To investigate the roles of the AbSte7 gene, a gene disruption and complementation strategy was adopted. The AbSte7 RMs showed reduced pathogenicity, which differed somewhat from that of the RM of Amk1, a MAPK gene of A. brassicicola. AbSte7 and Amk1 RMs had similar pathogenicity on intact leaves and different pathogenicity on wounded leaves. Whereas inoculation of wounded host leaves with Amk1 RMs resulted in restoration of pathogenicity [4], AbSte7 RMs f ormed v ery small lesions around the inoculation sites (Fig. 6, lower panels). Based on these results, the AbSte7 gene might confer more important roles in penetration ability and colonization ability than the Amk1 gene. When compared with the Amk1 gene, the AbSte7 gene as an upstream signaling component may have more contacting elements for pathogenicity in A. brassicicola. In particular, the incomplete development of conidia from the conidiophores of the ΔAbSte7 mutant indicates that the gene is strongly linked to the development of conidia. The underdeveloped conidia of the ΔAbSte7 mutant might be due to the conidiophores being non-functional, despite having normal appearance, or to developmental defect in the conidiophores as a result of the absence of AbSte7.
Melanin plays an important role in spore development and pathogenicity [11,23]. RMs of AbSte7 significantly decreased melanin production (Fig. 5A) and reduced spore compartments (Fig. 5B). These findings indicate that ΔAbSte7 mutants in A. brassicicola reduced the pathogenicity owing to their being less production of melanin and less formation of spores. Furthermore, the reduced melanin production can be linked to impaired tolerance to oxidative stress (Fig. 4). The RMs of AbSte7 were unable to grow on PDA plates containing 30 mM H2O2, strongly suggesting that the MAPK signaling pathway mediated by AbSte7 positively regulates oxidative stress response and plays a role in protecting A. brassicicola against severe oxidative stress. This differs from most other reported fungi such as Beauveria bassiana, Botrytis cinerea, B. oryzae, Candida albicans, Colletotrichum lagenarium, M. grisea, and Trichoderma harzianum, in which oxidative stress response is positively regulated by the Hog1 homolog pathway [20]. Moreover, phytopathogenic pathogens should detoxify reactive oxygen species effectively for successful infection of host [9], and the inability of ΔAbSte7 mutants to detoxify H2O2 may be partly responsible for their reduced pathogenicity on cabbage leaves.
Our results highlight the important role of AbSte7 in development, conidiation, melanin accumulation, and fungal virulence in A. brassicicola.

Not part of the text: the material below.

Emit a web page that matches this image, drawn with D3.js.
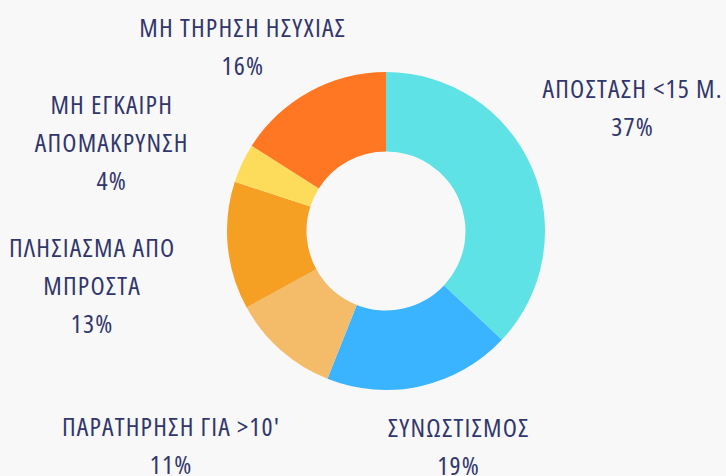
<!DOCTYPE html>
<html>
<head>
<meta charset="utf-8">
<script src="https://cdn.jsdelivr.net/npm/d3@7"></script>
<style>
	body { margin:0; background:#f8f8f8; }
	svg { display:block; }
	.lbl { font-family:"Open Sans", sans-serif; font-stretch:75%; font-size:26px; letter-spacing:1.2px; fill:#31366c; }
</style>
</head>
<body>
<div id="chart"></div>
<script>
// categories / values (clockwise from top)
var categories = ["ΑΠΟΣΤΑΣΗ <15 Μ.", "ΣΥΝΩΣΤΙΣΜΟΣ", "ΠΑΡΑΤΗΡΗΣΗ ΓΙΑ >10'", "ΠΛΗΣΙΑΣΜΑ ΑΠΟ|ΜΠΡΟΣΤΑ", "ΜΗ ΕΓΚΑΙΡΗ|ΑΠΟΜΑΚΡΥΝΣΗ", "ΜΗ ΤΗΡΗΣΗ ΗΣΥΧΙΑΣ"];
var values = [37, 19, 11, 13, 4, 16];
var colors = ["#5ee2e6", "#3ab4ff", "#f4bb69", "#f6a023", "#fedc5b", "#ff7722"];

var width = 726, height = 476;
var cx = 386, cy = 231;
var outerR = 159, innerR = 79.5;
var labelR = 260;
var lineH = 38;
// label nudges away from the plain polar position
var nudge = [[8,-20],[16,-38],[-43,20],[-35,30],[-39,23],[-18,44]];

var svg = d3.select("#chart").append("svg").attr("width",width).attr("height",height);
var g = svg.append("g").attr("transform","translate("+cx+","+cy+")");

var pie = d3.pie().sort(null).value(function(d){ return d; });
var arc = d3.arc().innerRadius(innerR).outerRadius(outerR);
var arcs = pie(values);

g.selectAll("path.slice")
	.data(arcs)
	.enter()
	.append("path")
	.attr("class","slice")
	.attr("d", arc)
	.attr("fill", function(d,i){ return colors[i]; });

var labelArc = d3.arc().innerRadius(labelR).outerRadius(labelR);

arcs.forEach(function(d,i){
	var c = labelArc.centroid(d);
	var lines = categories[i].split("|");
	lines.push(values[i]+"%");
	var x = c[0]+nudge[i][0], y = c[1]+nudge[i][1];
	var top = y - (lines.length-1)*lineH/2;
	var t = g.append("text").attr("class","lbl").attr("text-anchor","middle");
	lines.forEach(function(l,j){
		t.append("tspan").attr("x",x).attr("y",top+j*lineH).attr("dy","0.35em").text(l);
	});
});
</script>
</body>
</html>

To the best of our knowledge, this is the first report elucidating the functional roles of a MAPKK in A. brassicicola. The disruption and complementation of the AbSte7 gene strongly indicate that the gene plays an essential role in the pathogenicity of A. brassicicola by affecting melanin synthesis and penetration. These findings contribute to the overall understanding of the roles of different layers of genes in the MAPK signaling pathways involved in the pathogenicity of A. brassicicola.